**Prompt**: In the material below, identify each line bearing the word "this". Reproduce those lines.

**Supplied records**:
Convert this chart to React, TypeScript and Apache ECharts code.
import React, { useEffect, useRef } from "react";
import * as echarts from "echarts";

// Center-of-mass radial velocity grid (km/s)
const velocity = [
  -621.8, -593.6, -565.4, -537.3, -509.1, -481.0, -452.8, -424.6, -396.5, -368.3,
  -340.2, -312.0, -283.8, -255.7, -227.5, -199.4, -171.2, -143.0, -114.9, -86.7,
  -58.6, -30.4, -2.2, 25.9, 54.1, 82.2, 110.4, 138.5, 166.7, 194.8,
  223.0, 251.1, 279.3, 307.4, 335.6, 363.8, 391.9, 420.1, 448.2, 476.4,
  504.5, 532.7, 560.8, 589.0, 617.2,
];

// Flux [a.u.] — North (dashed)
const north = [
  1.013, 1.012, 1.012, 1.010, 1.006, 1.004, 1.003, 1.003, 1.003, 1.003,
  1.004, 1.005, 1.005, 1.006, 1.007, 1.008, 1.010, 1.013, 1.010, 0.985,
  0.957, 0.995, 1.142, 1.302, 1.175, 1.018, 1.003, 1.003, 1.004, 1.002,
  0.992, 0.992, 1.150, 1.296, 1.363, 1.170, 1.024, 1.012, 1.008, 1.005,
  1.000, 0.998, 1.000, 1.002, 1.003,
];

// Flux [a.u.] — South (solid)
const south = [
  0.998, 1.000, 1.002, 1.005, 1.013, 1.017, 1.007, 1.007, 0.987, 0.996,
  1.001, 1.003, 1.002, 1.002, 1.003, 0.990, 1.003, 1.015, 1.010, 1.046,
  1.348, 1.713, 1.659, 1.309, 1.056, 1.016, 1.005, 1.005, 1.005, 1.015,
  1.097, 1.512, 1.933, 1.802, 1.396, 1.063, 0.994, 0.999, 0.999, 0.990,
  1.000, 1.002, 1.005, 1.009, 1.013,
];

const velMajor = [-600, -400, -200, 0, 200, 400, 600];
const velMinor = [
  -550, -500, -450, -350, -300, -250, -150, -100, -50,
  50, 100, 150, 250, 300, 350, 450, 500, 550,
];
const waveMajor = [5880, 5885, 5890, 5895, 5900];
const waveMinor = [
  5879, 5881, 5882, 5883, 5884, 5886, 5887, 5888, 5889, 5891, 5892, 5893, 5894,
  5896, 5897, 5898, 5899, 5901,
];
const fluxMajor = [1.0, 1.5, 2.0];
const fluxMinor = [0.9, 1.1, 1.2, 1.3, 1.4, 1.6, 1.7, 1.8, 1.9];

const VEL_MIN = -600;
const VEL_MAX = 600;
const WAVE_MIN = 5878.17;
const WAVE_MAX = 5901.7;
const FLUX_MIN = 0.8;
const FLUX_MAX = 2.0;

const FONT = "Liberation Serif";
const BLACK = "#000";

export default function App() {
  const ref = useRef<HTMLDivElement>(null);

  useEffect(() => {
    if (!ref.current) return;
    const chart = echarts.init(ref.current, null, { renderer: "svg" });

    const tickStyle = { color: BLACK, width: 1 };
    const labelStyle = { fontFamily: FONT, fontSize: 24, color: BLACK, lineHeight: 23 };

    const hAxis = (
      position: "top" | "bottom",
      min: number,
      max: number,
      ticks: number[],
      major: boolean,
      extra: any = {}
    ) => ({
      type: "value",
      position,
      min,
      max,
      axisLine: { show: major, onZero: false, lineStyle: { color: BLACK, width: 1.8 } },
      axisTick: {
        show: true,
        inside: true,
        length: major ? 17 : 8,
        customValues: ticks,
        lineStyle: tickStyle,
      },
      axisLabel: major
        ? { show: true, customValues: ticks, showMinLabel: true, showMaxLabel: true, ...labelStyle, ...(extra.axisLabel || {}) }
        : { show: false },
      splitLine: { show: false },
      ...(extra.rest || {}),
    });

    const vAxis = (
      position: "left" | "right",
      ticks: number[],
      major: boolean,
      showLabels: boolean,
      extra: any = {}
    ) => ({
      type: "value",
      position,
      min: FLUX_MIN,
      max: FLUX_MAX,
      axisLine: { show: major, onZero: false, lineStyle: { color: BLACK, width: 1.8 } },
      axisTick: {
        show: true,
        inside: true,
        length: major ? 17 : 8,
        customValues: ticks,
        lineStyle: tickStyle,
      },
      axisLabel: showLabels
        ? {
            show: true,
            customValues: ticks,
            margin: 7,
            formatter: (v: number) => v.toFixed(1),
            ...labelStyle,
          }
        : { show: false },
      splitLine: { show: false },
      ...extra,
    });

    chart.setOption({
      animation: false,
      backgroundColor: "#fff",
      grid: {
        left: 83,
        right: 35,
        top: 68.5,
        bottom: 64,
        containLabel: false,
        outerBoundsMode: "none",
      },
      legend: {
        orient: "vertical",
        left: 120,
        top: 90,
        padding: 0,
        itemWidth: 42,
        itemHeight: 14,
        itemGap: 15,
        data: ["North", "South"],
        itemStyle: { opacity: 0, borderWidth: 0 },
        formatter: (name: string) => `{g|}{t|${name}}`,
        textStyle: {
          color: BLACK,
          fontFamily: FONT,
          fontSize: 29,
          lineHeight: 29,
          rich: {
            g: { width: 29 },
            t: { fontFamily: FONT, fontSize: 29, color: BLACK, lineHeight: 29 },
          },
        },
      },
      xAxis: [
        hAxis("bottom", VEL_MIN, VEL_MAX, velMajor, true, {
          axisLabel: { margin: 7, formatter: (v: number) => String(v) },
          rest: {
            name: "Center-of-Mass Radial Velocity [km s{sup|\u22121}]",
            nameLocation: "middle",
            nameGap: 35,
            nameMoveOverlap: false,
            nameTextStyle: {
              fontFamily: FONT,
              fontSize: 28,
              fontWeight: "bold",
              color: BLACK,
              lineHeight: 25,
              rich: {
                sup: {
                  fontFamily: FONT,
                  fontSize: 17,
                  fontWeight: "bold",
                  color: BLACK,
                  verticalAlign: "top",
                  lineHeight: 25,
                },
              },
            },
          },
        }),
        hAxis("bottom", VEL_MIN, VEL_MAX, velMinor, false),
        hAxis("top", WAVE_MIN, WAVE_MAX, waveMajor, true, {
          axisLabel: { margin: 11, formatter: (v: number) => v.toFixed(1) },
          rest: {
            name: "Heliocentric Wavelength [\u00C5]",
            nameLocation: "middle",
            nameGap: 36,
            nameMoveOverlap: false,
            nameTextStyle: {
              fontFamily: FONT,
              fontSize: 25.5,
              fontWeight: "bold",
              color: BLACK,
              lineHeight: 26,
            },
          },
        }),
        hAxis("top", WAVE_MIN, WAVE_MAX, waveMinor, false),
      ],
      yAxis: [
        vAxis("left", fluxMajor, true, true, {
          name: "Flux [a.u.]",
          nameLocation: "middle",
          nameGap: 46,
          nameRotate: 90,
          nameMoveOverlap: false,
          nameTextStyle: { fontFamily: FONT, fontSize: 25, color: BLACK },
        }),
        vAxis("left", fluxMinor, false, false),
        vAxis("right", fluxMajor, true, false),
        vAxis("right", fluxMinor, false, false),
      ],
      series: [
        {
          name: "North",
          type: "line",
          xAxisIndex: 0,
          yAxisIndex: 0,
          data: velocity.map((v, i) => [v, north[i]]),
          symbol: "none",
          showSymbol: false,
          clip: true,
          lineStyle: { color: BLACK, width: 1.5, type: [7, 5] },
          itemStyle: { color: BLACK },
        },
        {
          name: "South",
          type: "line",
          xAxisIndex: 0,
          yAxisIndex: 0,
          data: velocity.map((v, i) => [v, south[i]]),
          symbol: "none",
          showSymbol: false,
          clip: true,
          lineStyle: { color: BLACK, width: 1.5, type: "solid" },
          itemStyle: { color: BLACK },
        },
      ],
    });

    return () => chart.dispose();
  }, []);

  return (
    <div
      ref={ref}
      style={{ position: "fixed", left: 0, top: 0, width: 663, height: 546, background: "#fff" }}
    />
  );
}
--
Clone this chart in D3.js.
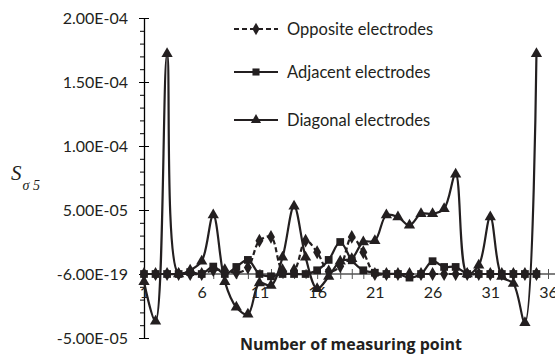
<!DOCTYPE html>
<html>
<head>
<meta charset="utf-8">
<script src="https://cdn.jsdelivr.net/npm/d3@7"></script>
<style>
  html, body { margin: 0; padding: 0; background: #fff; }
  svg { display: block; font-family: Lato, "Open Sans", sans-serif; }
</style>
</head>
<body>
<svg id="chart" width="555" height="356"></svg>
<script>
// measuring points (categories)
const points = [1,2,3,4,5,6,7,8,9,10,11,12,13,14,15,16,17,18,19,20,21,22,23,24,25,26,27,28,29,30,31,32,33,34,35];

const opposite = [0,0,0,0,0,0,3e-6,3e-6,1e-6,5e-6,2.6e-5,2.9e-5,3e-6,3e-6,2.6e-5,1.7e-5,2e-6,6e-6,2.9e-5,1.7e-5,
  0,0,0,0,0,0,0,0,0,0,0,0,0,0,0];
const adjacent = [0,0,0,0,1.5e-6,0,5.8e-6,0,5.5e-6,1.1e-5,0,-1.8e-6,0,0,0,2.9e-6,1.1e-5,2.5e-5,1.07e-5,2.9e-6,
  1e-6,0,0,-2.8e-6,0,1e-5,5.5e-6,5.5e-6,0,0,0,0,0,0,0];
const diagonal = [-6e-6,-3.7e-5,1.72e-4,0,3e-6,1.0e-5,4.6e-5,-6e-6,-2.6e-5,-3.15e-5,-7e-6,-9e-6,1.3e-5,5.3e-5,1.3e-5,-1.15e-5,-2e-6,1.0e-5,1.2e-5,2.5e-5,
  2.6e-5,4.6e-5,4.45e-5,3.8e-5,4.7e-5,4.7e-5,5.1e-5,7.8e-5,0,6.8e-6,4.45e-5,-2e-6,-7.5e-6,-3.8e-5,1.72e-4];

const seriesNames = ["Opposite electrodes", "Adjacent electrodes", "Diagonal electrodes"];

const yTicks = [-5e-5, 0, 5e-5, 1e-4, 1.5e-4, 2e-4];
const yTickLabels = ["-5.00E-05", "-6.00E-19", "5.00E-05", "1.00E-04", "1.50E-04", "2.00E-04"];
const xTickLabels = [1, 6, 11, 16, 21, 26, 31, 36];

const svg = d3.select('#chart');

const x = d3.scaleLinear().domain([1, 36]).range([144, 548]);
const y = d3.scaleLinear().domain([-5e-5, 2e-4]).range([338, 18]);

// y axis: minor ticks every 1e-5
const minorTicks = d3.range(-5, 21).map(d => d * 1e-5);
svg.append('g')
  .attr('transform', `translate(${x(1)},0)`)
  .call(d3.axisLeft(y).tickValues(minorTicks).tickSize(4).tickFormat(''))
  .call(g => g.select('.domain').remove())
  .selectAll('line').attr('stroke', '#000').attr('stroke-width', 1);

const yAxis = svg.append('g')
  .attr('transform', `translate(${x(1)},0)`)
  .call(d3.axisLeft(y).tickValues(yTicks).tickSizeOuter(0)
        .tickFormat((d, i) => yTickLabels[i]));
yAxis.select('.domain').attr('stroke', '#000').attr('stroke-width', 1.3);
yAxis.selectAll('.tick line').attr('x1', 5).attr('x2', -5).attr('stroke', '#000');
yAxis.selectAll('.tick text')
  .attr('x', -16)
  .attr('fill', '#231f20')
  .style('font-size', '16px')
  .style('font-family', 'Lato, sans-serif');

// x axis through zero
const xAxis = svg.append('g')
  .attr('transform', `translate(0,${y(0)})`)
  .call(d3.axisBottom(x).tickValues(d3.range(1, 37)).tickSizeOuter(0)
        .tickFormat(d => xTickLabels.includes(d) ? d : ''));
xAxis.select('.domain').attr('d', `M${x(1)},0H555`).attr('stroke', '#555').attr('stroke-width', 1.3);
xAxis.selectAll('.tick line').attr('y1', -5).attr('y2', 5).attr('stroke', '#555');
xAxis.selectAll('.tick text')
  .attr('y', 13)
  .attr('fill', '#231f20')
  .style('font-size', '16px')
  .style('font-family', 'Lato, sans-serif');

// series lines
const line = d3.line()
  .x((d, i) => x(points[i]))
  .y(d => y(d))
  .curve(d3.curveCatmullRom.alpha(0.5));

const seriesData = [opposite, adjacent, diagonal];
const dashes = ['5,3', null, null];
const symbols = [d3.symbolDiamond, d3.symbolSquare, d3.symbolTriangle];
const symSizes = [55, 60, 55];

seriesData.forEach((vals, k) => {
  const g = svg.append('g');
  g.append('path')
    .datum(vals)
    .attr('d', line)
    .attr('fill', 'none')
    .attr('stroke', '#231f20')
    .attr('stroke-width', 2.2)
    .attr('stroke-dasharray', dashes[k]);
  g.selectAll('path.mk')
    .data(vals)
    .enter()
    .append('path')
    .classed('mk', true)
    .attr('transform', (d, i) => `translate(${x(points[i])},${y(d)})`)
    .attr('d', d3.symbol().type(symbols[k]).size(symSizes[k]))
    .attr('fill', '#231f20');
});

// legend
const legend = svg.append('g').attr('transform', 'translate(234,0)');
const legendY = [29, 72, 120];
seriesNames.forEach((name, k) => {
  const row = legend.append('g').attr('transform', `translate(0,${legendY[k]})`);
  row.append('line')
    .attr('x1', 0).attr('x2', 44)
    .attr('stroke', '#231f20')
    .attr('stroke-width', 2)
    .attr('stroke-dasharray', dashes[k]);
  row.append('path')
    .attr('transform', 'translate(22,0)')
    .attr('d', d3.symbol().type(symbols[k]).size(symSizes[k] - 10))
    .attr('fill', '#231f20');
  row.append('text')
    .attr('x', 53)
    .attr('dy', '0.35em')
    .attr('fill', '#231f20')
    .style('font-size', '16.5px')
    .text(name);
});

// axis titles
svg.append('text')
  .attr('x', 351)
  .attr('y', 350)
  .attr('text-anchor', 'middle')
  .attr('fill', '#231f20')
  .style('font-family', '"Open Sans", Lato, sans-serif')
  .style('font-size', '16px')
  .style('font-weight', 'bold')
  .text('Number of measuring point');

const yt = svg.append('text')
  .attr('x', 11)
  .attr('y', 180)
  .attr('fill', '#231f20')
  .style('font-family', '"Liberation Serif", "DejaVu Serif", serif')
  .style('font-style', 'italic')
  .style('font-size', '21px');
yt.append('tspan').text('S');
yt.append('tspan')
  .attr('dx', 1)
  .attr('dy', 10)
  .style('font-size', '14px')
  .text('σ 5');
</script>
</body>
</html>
==
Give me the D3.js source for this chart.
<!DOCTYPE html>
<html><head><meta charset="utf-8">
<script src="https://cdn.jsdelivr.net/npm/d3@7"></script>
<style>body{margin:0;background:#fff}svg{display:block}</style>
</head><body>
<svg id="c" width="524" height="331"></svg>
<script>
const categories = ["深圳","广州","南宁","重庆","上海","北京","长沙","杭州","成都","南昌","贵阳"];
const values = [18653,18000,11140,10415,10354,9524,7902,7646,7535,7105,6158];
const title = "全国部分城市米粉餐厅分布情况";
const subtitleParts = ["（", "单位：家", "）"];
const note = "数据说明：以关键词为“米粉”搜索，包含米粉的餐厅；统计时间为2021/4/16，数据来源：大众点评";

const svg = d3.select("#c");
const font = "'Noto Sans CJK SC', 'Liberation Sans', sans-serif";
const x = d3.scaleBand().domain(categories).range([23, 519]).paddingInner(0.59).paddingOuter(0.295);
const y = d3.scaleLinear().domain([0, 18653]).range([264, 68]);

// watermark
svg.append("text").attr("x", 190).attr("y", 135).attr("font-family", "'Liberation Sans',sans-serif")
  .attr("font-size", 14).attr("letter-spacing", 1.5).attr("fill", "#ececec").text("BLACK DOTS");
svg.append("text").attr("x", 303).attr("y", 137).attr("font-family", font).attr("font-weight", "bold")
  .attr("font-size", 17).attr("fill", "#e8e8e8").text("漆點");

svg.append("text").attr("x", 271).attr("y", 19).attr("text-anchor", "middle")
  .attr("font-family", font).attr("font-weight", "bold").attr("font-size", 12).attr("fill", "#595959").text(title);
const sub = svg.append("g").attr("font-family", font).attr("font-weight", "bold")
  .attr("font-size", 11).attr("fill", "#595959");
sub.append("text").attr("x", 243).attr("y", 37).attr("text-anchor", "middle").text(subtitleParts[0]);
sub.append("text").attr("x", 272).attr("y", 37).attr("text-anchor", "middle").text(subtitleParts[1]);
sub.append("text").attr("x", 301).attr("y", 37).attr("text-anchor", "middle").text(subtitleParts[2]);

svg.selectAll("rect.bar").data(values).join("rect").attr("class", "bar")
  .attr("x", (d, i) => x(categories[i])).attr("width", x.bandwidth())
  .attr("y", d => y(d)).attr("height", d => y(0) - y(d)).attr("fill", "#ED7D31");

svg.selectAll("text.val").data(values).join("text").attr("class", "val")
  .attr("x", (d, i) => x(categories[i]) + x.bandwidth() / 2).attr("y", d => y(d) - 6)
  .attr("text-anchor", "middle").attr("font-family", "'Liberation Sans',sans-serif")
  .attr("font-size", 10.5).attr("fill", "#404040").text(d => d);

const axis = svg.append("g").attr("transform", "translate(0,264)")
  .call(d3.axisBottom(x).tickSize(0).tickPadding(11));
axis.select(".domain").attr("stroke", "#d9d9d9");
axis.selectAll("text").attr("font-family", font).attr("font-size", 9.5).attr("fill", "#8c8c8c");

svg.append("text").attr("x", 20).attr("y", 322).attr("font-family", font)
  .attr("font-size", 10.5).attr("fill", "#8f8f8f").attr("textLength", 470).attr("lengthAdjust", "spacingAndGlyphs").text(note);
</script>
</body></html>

**The response**:
Convert this chart to React, TypeScript and Apache ECharts code.
Clone this chart in D3.js.
Give me the D3.js source for this chart.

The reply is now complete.